The three LFO groupmates, Rich Cronin, Brad Fischetti, and Devin Lima, who worshiped hip-hop and R&B while growing up in Boston and New Jersey, followed their dream of becoming recording stars to Orlando, where they met pop impresario Lou Pearlman, the mastermind of prefab groups N’Sync and Backstreet Boys. That LFO came together organically instead of through an audition process resulted in a strong bond between them, a bond that helped them through Pearlman’s frustrating attempts to fabricate them into a typical “boy band.” At the same time, “Summer Girls” started getting discovered by radio DJs in Washington, D.C. and New York and quickly
became a smash.
To capitalize on the instant success of “Summer Girls,” the guys had only one month to complete their debut album, but that didn’t stop the record from spawning another top 10 hit, “Girl on TV,” also written by Cronin. As they became more successful, LFO grew more unhappy with the level and quality of attention they received from their management company, and they’ve since split with Pearlman, joining ranks instead with industry veterans Bruce Garfield, Jerry Goldstein, and Glenn Stone who have worked with artists as diverse as Led Zeppelin, Isaac Hayes, Sly Stone, WAR and Duran Duran.

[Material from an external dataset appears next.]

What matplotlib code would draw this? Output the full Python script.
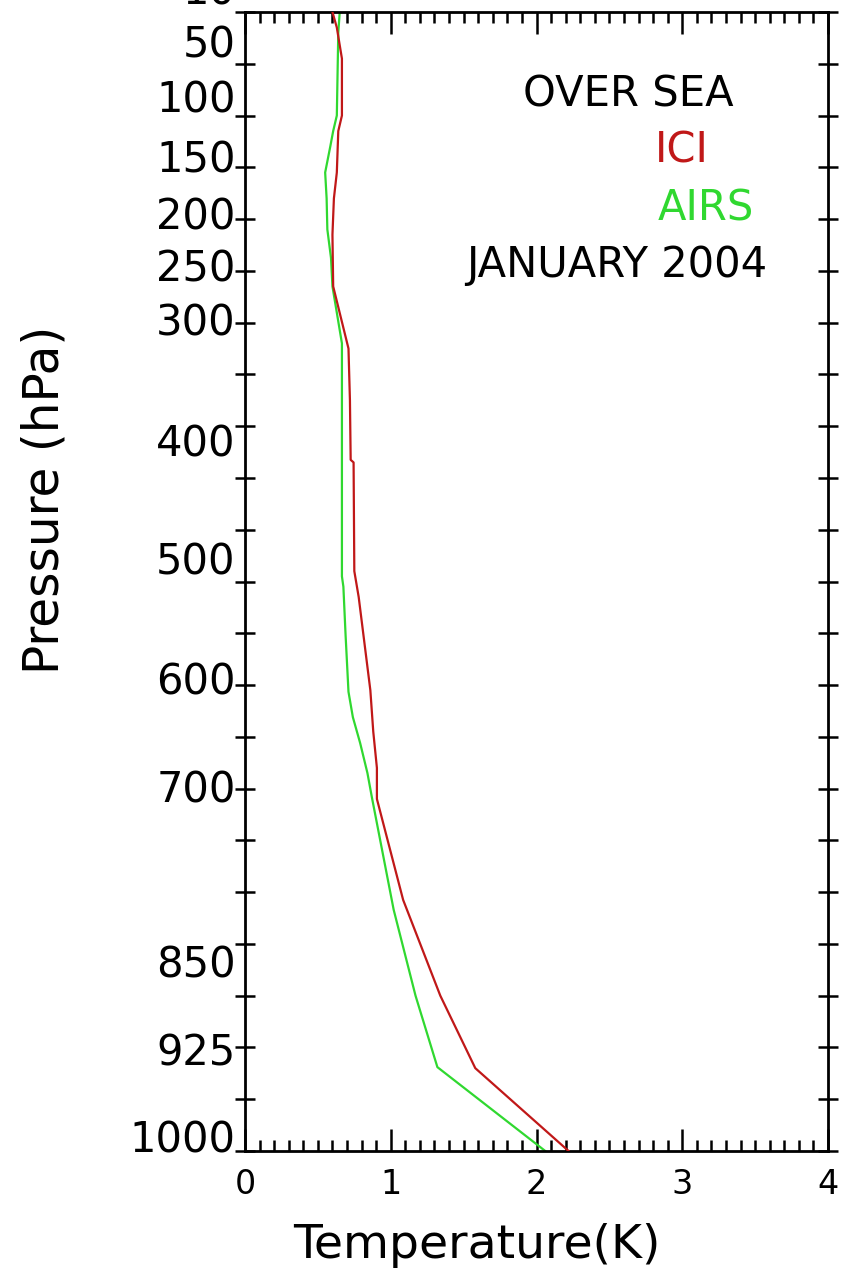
import matplotlib
matplotlib.use("Agg")
import matplotlib.pyplot as plt
import numpy as np

# ---------------- data ----------------
# vertical coordinate: model level index (0 = 1000 hPa at bottom, 22 = 10 hPa at top)
ici_level = [22.0, 21.7, 21.1, 20.0, 19.7, 18.9, 18.4, 17.7, 16.7, 15.5, 14.5, 13.35,
             13.3, 11.2, 10.7, 8.9, 8.1, 7.4, 6.8, 4.85, 3.0, 1.6, 0.0]
ici_temp = [0.60, 0.63, 0.665, 0.665, 0.64, 0.63, 0.61, 0.60, 0.605, 0.71, 0.72, 0.725,
            0.745, 0.75, 0.78, 0.86, 0.88, 0.905, 0.905, 1.085, 1.34, 1.58, 2.22]

airs_level = [22.0, 21.6, 20.0, 19.7, 19.4, 18.9, 18.4, 17.8, 17.25, 16.7, 15.6, 11.1,
              10.9, 9.97, 8.87, 8.38, 7.88, 7.3, 6.84, 4.66, 3.0, 1.62, 0.0]
airs_temp = [0.65, 0.64, 0.63, 0.605, 0.585, 0.55, 0.56, 0.565, 0.59, 0.60, 0.665, 0.665,
             0.675, 0.69, 0.71, 0.74, 0.79, 0.84, 0.87, 1.02, 1.17, 1.32, 2.06]

pressure_labels = ["10", "50", "100", "150", "200", "250", "300", "400", "500",
                   "600", "700", "850", "925", "1000"]
# layout: where each pressure label sits (level-index units)
pressure_label_pos = [22.37, 21.36, 20.3, 19.14, 18.04, 17.02, 15.99, 13.64, 11.36,
                      9.04, 6.97, 3.59, 1.89, 0.21]

x_ticks = [0, 1, 2, 3, 4]

RED = "#c01818"
GREEN = "#30d830"

# ---------------- figure ----------------
W, H = 842, 1271
fig = plt.figure(figsize=(W / 100, H / 100), dpi=100)
L, R, B, T = 245, 828, 1151, 12
ax = fig.add_axes([L / W, (H - B) / H, (R - L) / W, (B - T) / H])

ax.plot(ici_temp, ici_level, color=RED, lw=1.6, zorder=3)
ax.plot(airs_temp, airs_level, color=GREEN, lw=1.6, zorder=2)

ax.set_xlim(0, 4)
ax.set_ylim(0, 22)

for s in ax.spines.values():
    s.set_linewidth(2.0)

ax.set_xticks(x_ticks)
ax.set_xticklabels([str(t) for t in x_ticks], fontsize=24)
ax.set_xticks(np.arange(0, 4.0001, 0.1), minor=True)
ax.tick_params(axis="x", which="major", direction="in", length=16, width=1.8,
               top=True, bottom=True, pad=12)
ax.tick_params(axis="x", which="minor", direction="in", length=8, width=1.8,
               top=True, bottom=True)

ax.set_yticks(np.arange(0, 23, 1))
ax.set_yticklabels([])
ax.tick_params(axis="y", which="major", direction="inout", length=14, width=1.8,
               left=True, right=True)

for lab, pos in zip(pressure_labels, pressure_label_pos):
    ax.text(-0.065, pos, lab, ha="right", va="center", fontsize=30, clip_on=False)

# axis titles placed in figure pixel coordinates
fig.text(477 / W, 1 - 1245 / H, "Temperature(K)", ha="center", va="center", fontsize=34)
fig.text(45 / W, 1 - 500 / H, "Pressure (hPa)", ha="center", va="center",
         fontsize=35, rotation=90)

ax.text(2.63, 20.4, "OVER SEA", ha="center", va="center", fontsize=30)
ax.text(3.0, 19.33, "ICI", ha="center", va="center", fontsize=30, color=RED)
ax.text(3.16, 18.21, "AIRS", ha="center", va="center", fontsize=30, color=GREEN)
ax.text(2.55, 17.11, "JANUARY 2004", ha="center", va="center", fontsize=30)

fig.savefig("out.png", dpi=100)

Their new found freedom allowed LFO to spread their creative wings, mining new musical influences, ranging from pop, soul, and hip-hop to psychedelic ’60s rock, for their second record. With LIFE IS GOOD, the bandmates have undergone what Teen People magazine calls “one of the most dramatic growth spurts in recent pop history.”
The record has a straight-ahead, smile-inducing, R&B-tinged pop sound that features layers of vocals, guitars, even organs and horns, all the while maintaining a distinctive LFO vibe. The new, more diverse sound is best represented by “Every Other Time,” Life is Good’s first single. “The hits from the first record were very simple, pretty much just acoustic guitars, some keyboards, and drums. And that was the magic to those songs,” Rich says. “But if you can have a good song and incorporate a lot of layers of ear candy, that’s even better.”
All the more impressive, the guys essentially made Life is Good themselves, writing all the songs, finding their own producers, spending their own money. Devin compares the experience, eight months in all, to a satisfying feast. “It’s like a meal with your family at a table,” he says. “It ain’t no fast food.”
In all, LFO have grown from pop boys to hot, cool young men and
forces to be reckoned with in the world of popular music. Listen for guest appearances from the likes of Kelis, MOP, and De La Soul on LIFE IS GOOD.
As Brad says, “When you listen to the record, close your eyes and open your ears. You’ll be glad you did.”